Recorded data
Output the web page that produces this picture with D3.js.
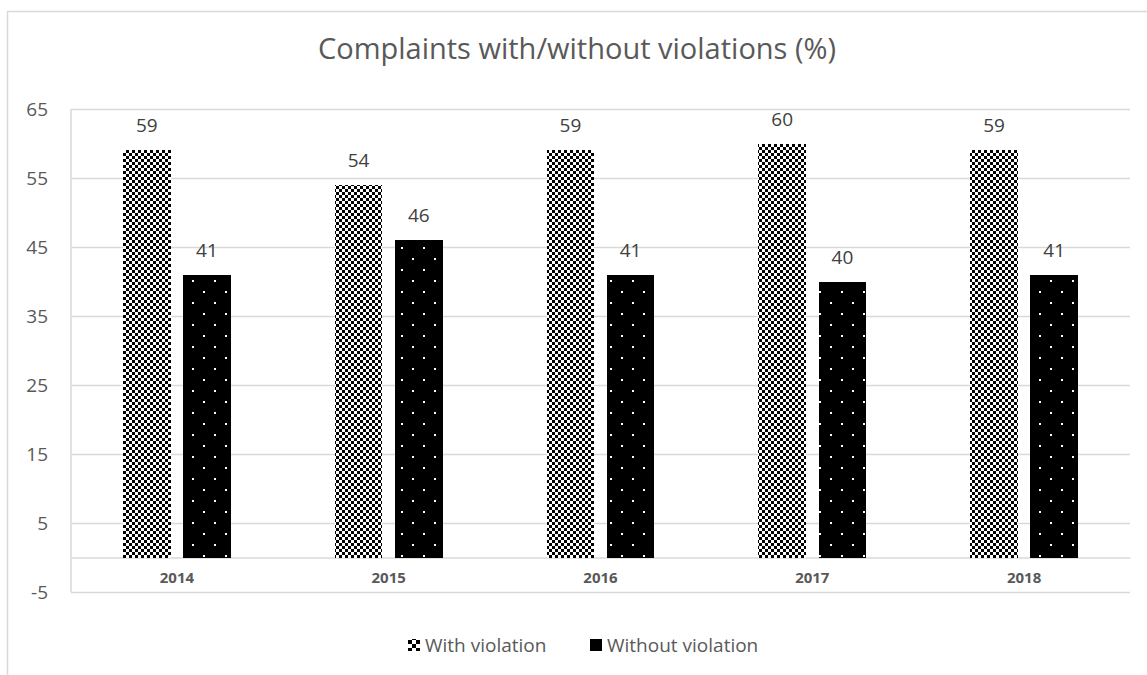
<!DOCTYPE html>
<html>
<head>
<meta charset="utf-8">
<script src="https://cdn.jsdelivr.net/npm/d3@7"></script>
<style>
  html, body { margin: 0; padding: 0; background: #fff; }
  svg { display: block; }
  text { font-family: "Open Sans", "Noto Sans", sans-serif; }
</style>
</head>
<body>
<svg id="chart" width="1147" height="675"></svg>
<script>
// Share of complaints per year, with and without a violation found
const years = ["2014", "2015", "2016", "2017", "2018"];
const withViolation = [59, 54, 59, 60, 59];
const withoutViolation = [41, 46, 41, 40, 41];
const seriesNames = ["With violation", "Without violation"];
const yTicks = [-5, 5, 15, 25, 35, 45, 55, 65];

const svg = d3.select("#chart");
const W = 1147, H = 675;
const margin = { left: 71, right: 17, top: 109, bottom: 83 };

// Fill patterns: checkerboard and black with sparse white dots
const defs = svg.append("defs");
function addChecker(id, cell) {
  const p = defs.append("pattern")
    .attr("id", id).attr("patternUnits", "userSpaceOnUse")
    .attr("width", cell * 2).attr("height", cell * 2);
  p.append("rect").attr("width", cell * 2).attr("height", cell * 2).attr("fill", "#fff");
  p.append("rect").attr("width", cell).attr("height", cell).attr("fill", "#000");
  p.append("rect").attr("x", cell).attr("y", cell)
    .attr("width", cell).attr("height", cell).attr("fill", "#000");
}
addChecker("checker", 3);
addChecker("checkerKey", 4);

const dots = defs.append("pattern")
  .attr("id", "dots").attr("patternUnits", "userSpaceOnUse")
  .attr("width", 22).attr("height", 22);
dots.append("rect").attr("width", 22).attr("height", 22).attr("fill", "#000");
dots.append("rect").attr("x", 5).attr("y", 5).attr("width", 2).attr("height", 2).attr("fill", "#fff");
dots.append("rect").attr("x", 16).attr("y", 16).attr("width", 2).attr("height", 2).attr("fill", "#fff");

const fills = ["url(#checker)", "url(#dots)"];

// Outer chart frame
svg.append("rect")
  .attr("x", 7.5).attr("y", 11.5)
  .attr("width", 1160).attr("height", 700)
  .attr("fill", "none").attr("stroke", "#d9d9d9").attr("stroke-width", 1.5);

// Title
svg.append("text")
  .attr("x", 577).attr("y", 59)
  .attr("text-anchor", "middle")
  .attr("font-size", 29)
  .attr("fill", "#595959")
  .text("Complaints with/without violations (%)");

const x0 = d3.scaleBand()
  .domain(years)
  .range([margin.left, W - margin.right])
  .paddingInner(0).paddingOuter(0);

const x1 = d3.scaleBand()
  .domain([0, 1])
  .range([x0.bandwidth() * 0.2457, x0.bandwidth() * 0.7543])
  .paddingInner(0.21);

const y = d3.scaleLinear()
  .domain([-5, 65])
  .range([H - margin.bottom, margin.top]);

// Horizontal gridlines with tick labels
const yAxis = d3.axisLeft(y).tickValues(yTicks)
  .tickFormat(d => String(d))
  .tickSize(-(W - margin.left - margin.right)).tickPadding(23);
const gy = svg.append("g")
  .attr("transform", `translate(${margin.left},0)`)
  .call(yAxis);
gy.select(".domain").remove();
gy.selectAll(".tick line").attr("stroke", "#d9d9d9").attr("stroke-width", 1.5);
gy.selectAll(".tick text")
  .attr("font-size", 19).attr("fill", "#595959")
  .attr("font-family", "'Open Sans', 'Noto Sans', sans-serif");

// Left edge of the plot area
svg.append("line")
  .attr("x1", margin.left).attr("x2", margin.left)
  .attr("y1", margin.top).attr("y2", H - margin.bottom)
  .attr("stroke", "#d9d9d9").attr("stroke-width", 1.5);

// Category axis on the zero line
const gx = svg.append("g")
  .attr("transform", `translate(0,${y(0)})`)
  .call(d3.axisBottom(x0).tickSize(0).tickPadding(15));
gx.select(".domain").attr("stroke", "#d9d9d9").attr("stroke-width", 1.5);
gx.selectAll(".tick text")
  .attr("font-size", 15).attr("font-weight", "bold").attr("fill", "#595959")
  .attr("font-family", "'Open Sans', 'Noto Sans', sans-serif");

// Bars
const series = [withViolation, withoutViolation];
series.forEach((vals, si) => {
  const g = svg.append("g");
  g.selectAll("rect")
    .data(years.map((yr, i) => ({ yr, v: vals[i] })))
    .join("rect")
    .attr("x", d => x0(d.yr) + x1(si))
    .attr("width", x1.bandwidth())
    .attr("y", d => y(d.v))
    .attr("height", d => y(0) - y(d.v))
    .attr("fill", fills[si])
    .attr("shape-rendering", "crispEdges");
  g.selectAll("text")
    .data(years.map((yr, i) => ({ yr, v: vals[i] })))
    .join("text")
    .attr("x", d => x0(d.yr) + x1(si) + x1.bandwidth() / 2)
    .attr("y", d => y(d.v) - 18)
    .attr("text-anchor", "middle")
    .attr("font-size", 19)
    .attr("fill", "#404040")
    .text(d => d.v);
});

// Legend
const legend = svg.append("g");
const legendItems = [
  { name: seriesNames[0], x: 408, fill: "url(#checkerKey)" },
  { name: seriesNames[1], x: 590, fill: "#000" }
];
legendItems.forEach(item => {
  legend.append("rect")
    .attr("x", item.x).attr("y", 639)
    .attr("width", 12).attr("height", 12)
    .attr("fill", item.fill)
    .attr("shape-rendering", "crispEdges");
  legend.append("text")
    .attr("x", item.x + 17).attr("y", 652)
    .attr("font-size", 19).attr("fill", "#595959")
    .text(item.name);
});
</script>
</body>
</html>
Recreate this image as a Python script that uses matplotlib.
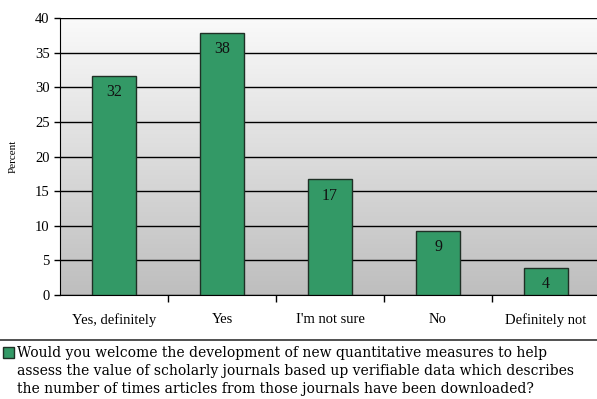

Work to be completed
Print each entry shown above with exact wording and no pictures.

Task solution
Output the web page that produces this picture with D3.js.
<!DOCTYPE html>
<html>
<head>
<meta charset="utf-8">
<script src="https://cdn.jsdelivr.net/npm/d3@7"></script>
<style>
  html, body { margin: 0; padding: 0; background: #fff; }
  svg { display: block; }
  text { font-family: "Open Sans", "Noto Sans", sans-serif; }
</style>
</head>
<body>
<svg id="chart" width="1147" height="675"></svg>
<script>
// Share of complaints per year, with and without a violation found
const years = ["2014", "2015", "2016", "2017", "2018"];
const withViolation = [59, 54, 59, 60, 59];
const withoutViolation = [41, 46, 41, 40, 41];
const seriesNames = ["With violation", "Without violation"];
const yTicks = [-5, 5, 15, 25, 35, 45, 55, 65];

const svg = d3.select("#chart");
const W = 1147, H = 675;
const margin = { left: 71, right: 17, top: 109, bottom: 83 };

// Fill patterns: checkerboard and black with sparse white dots
const defs = svg.append("defs");
function addChecker(id, cell) {
  const p = defs.append("pattern")
    .attr("id", id).attr("patternUnits", "userSpaceOnUse")
    .attr("width", cell * 2).attr("height", cell * 2);
  p.append("rect").attr("width", cell * 2).attr("height", cell * 2).attr("fill", "#fff");
  p.append("rect").attr("width", cell).attr("height", cell).attr("fill", "#000");
  p.append("rect").attr("x", cell).attr("y", cell)
    .attr("width", cell).attr("height", cell).attr("fill", "#000");
}
addChecker("checker", 3);
addChecker("checkerKey", 4);

const dots = defs.append("pattern")
  .attr("id", "dots").attr("patternUnits", "userSpaceOnUse")
  .attr("width", 22).attr("height", 22);
dots.append("rect").attr("width", 22).attr("height", 22).attr("fill", "#000");
dots.append("rect").attr("x", 5).attr("y", 5).attr("width", 2).attr("height", 2).attr("fill", "#fff");
dots.append("rect").attr("x", 16).attr("y", 16).attr("width", 2).attr("height", 2).attr("fill", "#fff");

const fills = ["url(#checker)", "url(#dots)"];

// Outer chart frame
svg.append("rect")
  .attr("x", 7.5).attr("y", 11.5)
  .attr("width", 1160).attr("height", 700)
  .attr("fill", "none").attr("stroke", "#d9d9d9").attr("stroke-width", 1.5);

// Title
svg.append("text")
  .attr("x", 577).attr("y", 59)
  .attr("text-anchor", "middle")
  .attr("font-size", 29)
  .attr("fill", "#595959")
  .text("Complaints with/without violations (%)");

const x0 = d3.scaleBand()
  .domain(years)
  .range([margin.left, W - margin.right])
  .paddingInner(0).paddingOuter(0);

const x1 = d3.scaleBand()
  .domain([0, 1])
  .range([x0.bandwidth() * 0.2457, x0.bandwidth() * 0.7543])
  .paddingInner(0.21);

const y = d3.scaleLinear()
  .domain([-5, 65])
  .range([H - margin.bottom, margin.top]);

// Horizontal gridlines with tick labels
const yAxis = d3.axisLeft(y).tickValues(yTicks)
  .tickFormat(d => String(d))
  .tickSize(-(W - margin.left - margin.right)).tickPadding(23);
const gy = svg.append("g")
  .attr("transform", `translate(${margin.left},0)`)
  .call(yAxis);
gy.select(".domain").remove();
gy.selectAll(".tick line").attr("stroke", "#d9d9d9").attr("stroke-width", 1.5);
gy.selectAll(".tick text")
  .attr("font-size", 19).attr("fill", "#595959")
  .attr("font-family", "'Open Sans', 'Noto Sans', sans-serif");

// Left edge of the plot area
svg.append("line")
  .attr("x1", margin.left).attr("x2", margin.left)
  .attr("y1", margin.top).attr("y2", H - margin.bottom)
  .attr("stroke", "#d9d9d9").attr("stroke-width", 1.5);

// Category axis on the zero line
const gx = svg.append("g")
  .attr("transform", `translate(0,${y(0)})`)
  .call(d3.axisBottom(x0).tickSize(0).tickPadding(15));
gx.select(".domain").attr("stroke", "#d9d9d9").attr("stroke-width", 1.5);
gx.selectAll(".tick text")
  .attr("font-size", 15).attr("font-weight", "bold").attr("fill", "#595959")
  .attr("font-family", "'Open Sans', 'Noto Sans', sans-serif");

// Bars
const series = [withViolation, withoutViolation];
series.forEach((vals, si) => {
  const g = svg.append("g");
  g.selectAll("rect")
    .data(years.map((yr, i) => ({ yr, v: vals[i] })))
    .join("rect")
    .attr("x", d => x0(d.yr) + x1(si))
    .attr("width", x1.bandwidth())
    .attr("y", d => y(d.v))
    .attr("height", d => y(0) - y(d.v))
    .attr("fill", fills[si])
    .attr("shape-rendering", "crispEdges");
  g.selectAll("text")
    .data(years.map((yr, i) => ({ yr, v: vals[i] })))
    .join("text")
    .attr("x", d => x0(d.yr) + x1(si) + x1.bandwidth() / 2)
    .attr("y", d => y(d.v) - 18)
    .attr("text-anchor", "middle")
    .attr("font-size", 19)
    .attr("fill", "#404040")
    .text(d => d.v);
});

// Legend
const legend = svg.append("g");
const legendItems = [
  { name: seriesNames[0], x: 408, fill: "url(#checkerKey)" },
  { name: seriesNames[1], x: 590, fill: "#000" }
];
legendItems.forEach(item => {
  legend.append("rect")
    .attr("x", item.x).attr("y", 639)
    .attr("width", 12).attr("height", 12)
    .attr("fill", item.fill)
    .attr("shape-rendering", "crispEdges");
  legend.append("text")
    .attr("x", item.x + 17).attr("y", 652)
    .attr("font-size", 19).attr("fill", "#595959")
    .text(item.name);
});
</script>
</body>
</html>
Recreate this image as a Python script that uses matplotlib.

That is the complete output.